Let us identify the 4 fundamental factors of the FinTech industry before we dive into this year’s trends in FinTech.

  1. Cost

For the last century, the financial intermediation cost remains unchanged preceding the global financial crises. FinTech innovations have helped reduced, if not eliminating, this cost.

  1. Regulation

Regulation aims to make financial services more extensive. This democratization has been helpful to FinTech startups.

  1. Legacy

A lot of mergers and acquisitions by large banks have not only made them file for bankruptcy but also mired in legacy systems. The case set the stage for FinTech to start anew that is easier and more efficient in capturing market share.

  1. Leverage

After the 2008-2009 dilemmas, financial leverage has become luxurious and burdensome. The FinTech sector relies on technological rather than financial leverage that pushed it to be reckoned with.

 

FinTech trends this 2019

The FinTech industry is evolving with the latest innovations. Let us take a look at 5 most significant trends to keep up with.
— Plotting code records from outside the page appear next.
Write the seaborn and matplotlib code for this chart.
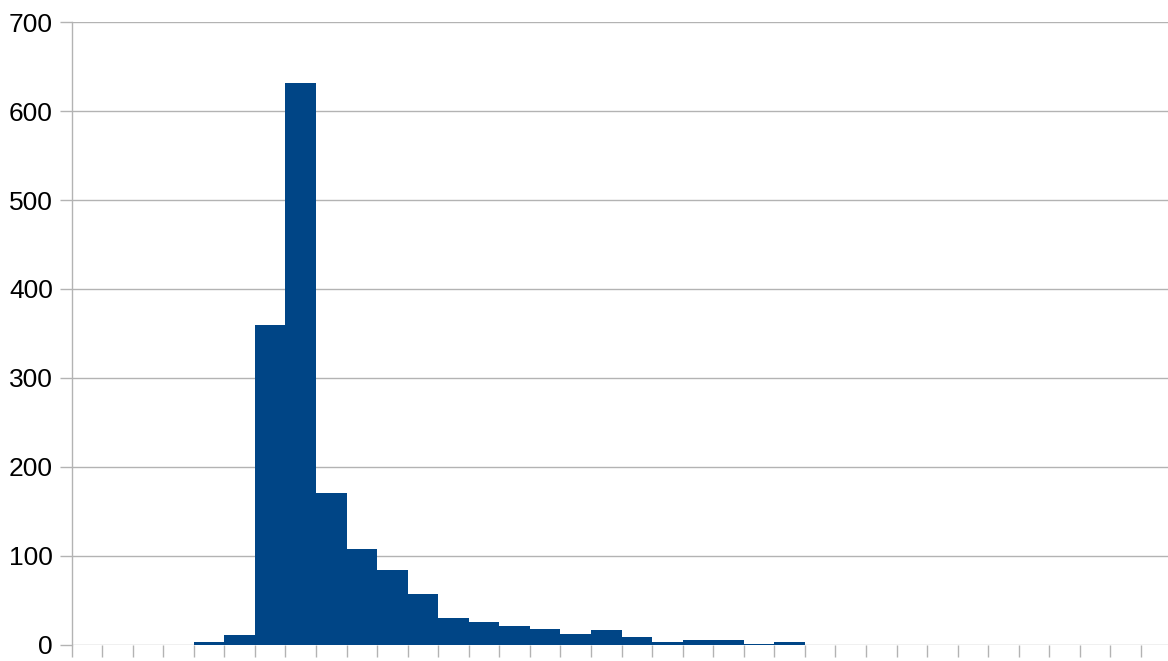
import numpy as np
import pandas as pd
import seaborn as sns
import matplotlib
matplotlib.use("Agg")
import matplotlib.pyplot as plt

# histogram counts per bin
bins = list(range(36))
counts = [0, 0, 0, 0, 3, 11, 360, 632, 171, 108, 84, 57, 30, 25, 21, 18, 12, 16,
          8, 3, 5, 5, 1, 3, 0, 0, 0, 0, 0, 0, 0, 0, 0, 0, 0, 0]
yticks = [0, 100, 200, 300, 400, 500, 600, 700]

bar_color = "#004586"
grid_color = "#b3b3b3"

sns.set_theme(style="white")
plt.rcParams['font.family'] = ['Liberation Sans', 'DejaVu Sans']

df = pd.DataFrame({"bin": bins, "count": counts})

W, H = 1168, 661
fig = plt.figure(figsize=(W / 100, H / 100), dpi=100)
# plot area runs slightly past the right edge of the image, like the reference
ax = fig.add_axes([71.5 / W, (H - 644.5) / H, (1171.6 - 71.5) / W, (644.5 - 22.3) / H])

sns.barplot(data=df, x="bin", y="count", color=bar_color, saturation=1,
            width=1, linewidth=0, ax=ax, zorder=3)

ax.set_xlim(-0.5, len(bins) - 0.5)
ax.set_ylim(0, 700)
ax.set_yticks(yticks)
ax.set_yticklabels([str(v) for v in yticks])
ax.set_xticks(np.arange(-0.5, len(bins), 1))
ax.set_xticklabels([])
ax.set_xlabel("")
ax.set_ylabel("")

ax.grid(axis="y", color=grid_color, linewidth=1, zorder=0)
ax.grid(axis="x", visible=False)
ax.set_axisbelow(True)

for side in ["top", "right", "bottom"]:
    ax.spines[side].set_visible(False)
ax.spines["left"].set_color(grid_color)
ax.spines["left"].set_linewidth(1)

ax.tick_params(axis="both", which="major", direction="out", length=8.5,
               width=1, color=grid_color, labelsize=19, labelcolor="black",
               left=True, bottom=True, pad=5)

fig.savefig("out.png", dpi=100)
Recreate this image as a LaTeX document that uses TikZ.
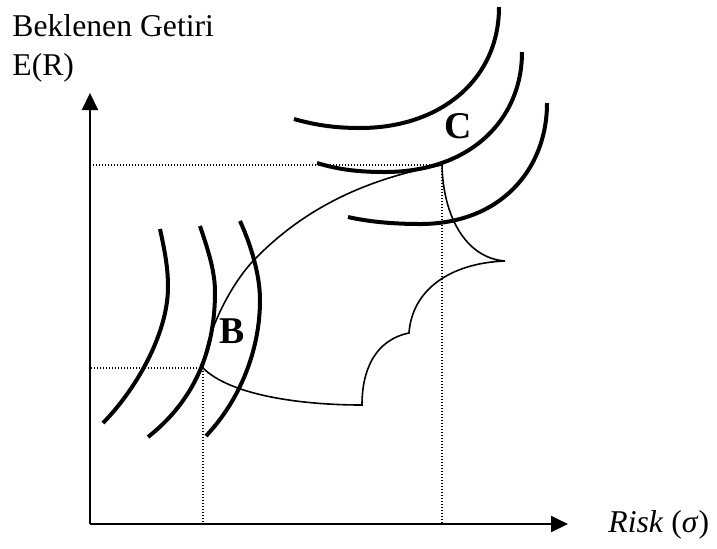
\documentclass[tikz,border=0pt]{standalone}
\usepackage{fontspec}
\setmainfont{Liberation Serif}
\usetikzlibrary{arrows.meta,positioning}

\begin{document}
\begin{tikzpicture}[x=0.5pt,y=-0.5pt,
  axis/.style={-{Triangle[length=8.5pt,width=8pt]},line width=1pt},
  indiff/.style={line width=2pt},
  frontier/.style={line width=0.8pt},
  guide/.style={line width=0.7pt,dash pattern=on 0.6pt off 0.9pt},
  txt/.style={inner sep=0pt,font=\fontsize{15.85pt}{19pt}\selectfont},
  lbl/.style={inner sep=0pt,font=\fontsize{18.9pt}{22pt}\selectfont\bfseries}
]
\useasboundingbox (0,0) rectangle (717,548);

% axes
\coordinate (O) at (90,524);
\coordinate (ytop) at (90,93);
\coordinate (xend) at (568,524);
\draw[axis] (O) -- (ytop);
\draw[axis] (O) -- (xend);
\node[txt,anchor=base west] (ytitle) at (12,36) {Beklenen Getiri};
\node[txt,anchor=base west] (yunit) at (12,75) {E(R)};
\node[txt,anchor=base west] (xtitle) at (608,532) {\textit{Risk}~(\textit{σ})};

% tangency points
\coordinate (Bpt) at (203,368);
\coordinate (Cpt) at (442,165);
\draw[guide] (Bpt) -- (Bpt -| O);
\draw[guide] (Bpt) -- (Bpt |- O);
\draw[guide] (Cpt) -- (Cpt -| O);
\draw[guide] (Cpt) -- (Cpt |- O);

% opportunity set
\draw[frontier] (Bpt) .. controls (206,335) and (228,288) .. (253,261)
  .. controls (300,212) and (360,180) .. (Cpt)
  .. controls (443,215) and (465,258) .. (505,261)
  .. controls (450,263) and (412,290) .. (409,333)
  .. controls (375,340) and (362,370) .. (362,405)
  .. controls (300,405) and (230,395) .. (Bpt) -- cycle;

% indifference curves at B
\draw[indiff] (160,229) .. controls (165,252) and (168,268) .. (168,287)
  .. controls (168,330) and (140,385) .. (103,423);
\draw[indiff] (200,226) .. controls (207,247) and (215,270) .. (215,292)
  .. controls (215,350) and (195,400) .. (148,437);
\draw[indiff] (240,221) .. controls (251,245) and (260,275) .. (260,300)
  .. controls (260,350) and (240,400) .. (206,436);

% indifference curves at C
\draw[indiff] (294,119) .. controls (315,125) and (335,128) .. (360,128)
  .. controls (440,128) and (499,80) .. (499,7);
\draw[indiff] (317,163) .. controls (340,170) and (360,172) .. (385,172)
  .. controls (470,172) and (522,120) .. (522,52);
\draw[indiff] (348,217) .. controls (370,222) and (395,224) .. (420,224)
  .. controls (500,224) and (547,170) .. (547,103);

\node[lbl] (B) at (232,331) {B};
\node[lbl] (C) at (458,126) {C};
\end{tikzpicture}
\end{document}
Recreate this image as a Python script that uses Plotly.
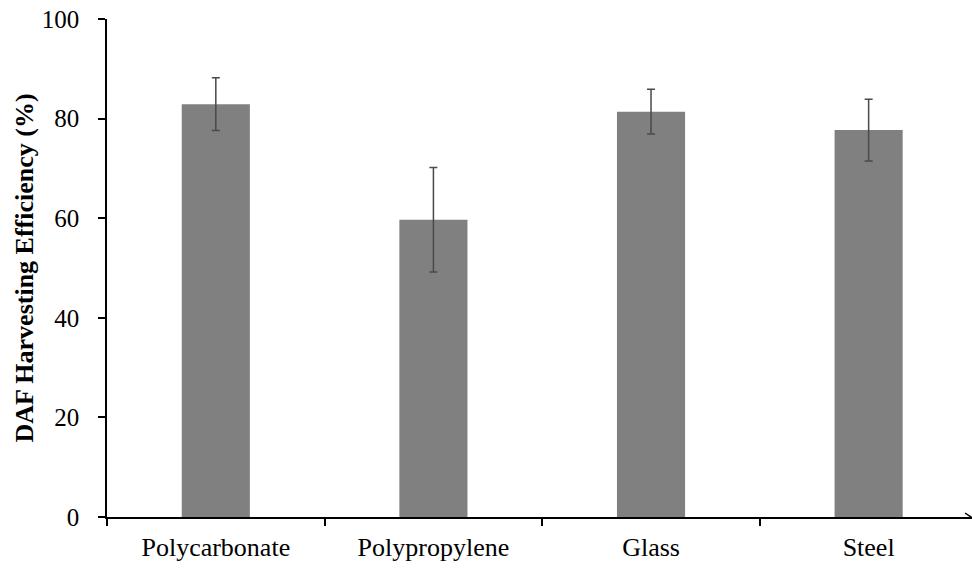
import plotly.graph_objects as go

# Harvesting efficiency by flotation-cell material
materials = ["Polycarbonate", "Polypropylene", "Glass", "Steel"]
efficiency = [82.9, 59.7, 81.4, 77.7]
std_dev = [5.3, 10.5, 4.5, 6.2]
y_ticks = [0, 20, 40, 60, 80, 100]

serif = "Liberation Serif, Times New Roman, serif"

fig = go.Figure(
    go.Bar(
        x=materials,
        y=efficiency,
        width=0.313,
        marker=dict(color="#808080", line=dict(width=0)),
        error_y=dict(
            type="data",
            array=std_dev,
            visible=True,
            color="#4a4a4a",
            thickness=1.5,
            width=4,
        ),
    )
)

fig.update_layout(
    width=972,
    height=569,
    margin=dict(l=107, r=0, t=19, b=52),
    plot_bgcolor="white",
    paper_bgcolor="white",
    showlegend=False,
    font=dict(family=serif, color="black"),
)

fig.update_xaxes(
    type="category",
    range=[-0.5, 3.475],
    showline=True,
    linecolor="black",
    linewidth=1.5,
    ticks="outside",
    tickson="boundaries",
    ticklen=7,
    tickwidth=1.5,
    tickcolor="black",
    showgrid=False,
    tickfont=dict(family=serif, size=26, color="black"),
    ticklabelstandoff=6,
)

fig.update_yaxes(
    range=[0, 100],
    tickvals=y_ticks,
    showline=True,
    linecolor="black",
    linewidth=1.5,
    ticks="outside",
    ticklen=7,
    tickwidth=1.5,
    tickcolor="black",
    showgrid=False,
    zeroline=False,
    tickfont=dict(family=serif, size=25, color="black"),
    ticklabelstandoff=14,
    title=dict(
        text="<b>DAF Harvesting Efficiency (%)</b>",
        font=dict(family=serif, size=26, color="black"),
        standoff=1,
    ),
)

# open arrowhead at the end of the category axis
fig.add_shape(
    type="path",
    xref="paper",
    yref="y",
    xsizemode="pixel",
    ysizemode="pixel",
    xanchor=1,
    yanchor=0,
    path="M-7,4 L-1,0 L-7,-4",
    line=dict(color="black", width=1.5),
)

fig.write_html("out.html")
  1. Unified Payments Interface (UPI)

Unified Payments Interface is going to boom this 2019. This technology has enormous potential and pertinence for numerous participants in the ecosystem. UPI offers convenience to its consumers while increasing the digital footprint for the supply side of the financial services chain.

  1. Blockchain

Since the internet, blockchain is considered the biggest innovation that strikes financial services. Cryptocurrencies may be continuously booming but the technology backing it will thrive over the next few years.

  1. Artificial Intelligence (AI)

Innovators have been testing AI for decades and it is now being incorporated in many aspects of life, including financial services. Artificial intelligence will surely be an asset in FinTech. The “robo advisory” is one area that is gaining momentum like wealth management solutions that involve some form of machine learning.

  1. Equity Crowdfunding

Equity crowdfunding is emerging. It is also a common case of financial dis-intermediation that challenges traditional methods of raising equity capital for entrepreneurial ventures.

This part of the capital market will inevitably fall into the realm of FinTech in the forth years with its large number of funders and small ticket sizes.

  1. Mobile Payments

We have witnessed a flurry of activity in mobile payments for the past years. For this year and the years to come, we will certainly see more new entrants, and most significantly, new FinTech innovations in mobile payments.

In addition, UPI 2.0, which was initiated in August of 2018 and the deficit facility linked to it, will introduce thousands of consumers to a new form of credit. UPI 2.0 may also be one of the most preferred forms of making recurring payments such as EMIs.

 

Wrapping Up

The FinTech industry continues to explode. The fundamental factors of this growth we have identified are only a thin end of the wedge. The cost of financial intermediation is still comparatively high compared to other services rendered in the economy.

We can expect FinTech innovations in this space driving down costs for its end-users. Furthermore, the trends discussed here are sure to attract regulatory responses.

For example, cryptocurrencies received bad publicity in 2018 and we may see new versions of Blockchain technology emerging from regulatory arbitrage. We are certain that 2019 will beat 2018 in Fintech innovation and will surely be a remarkable year for stakeholders.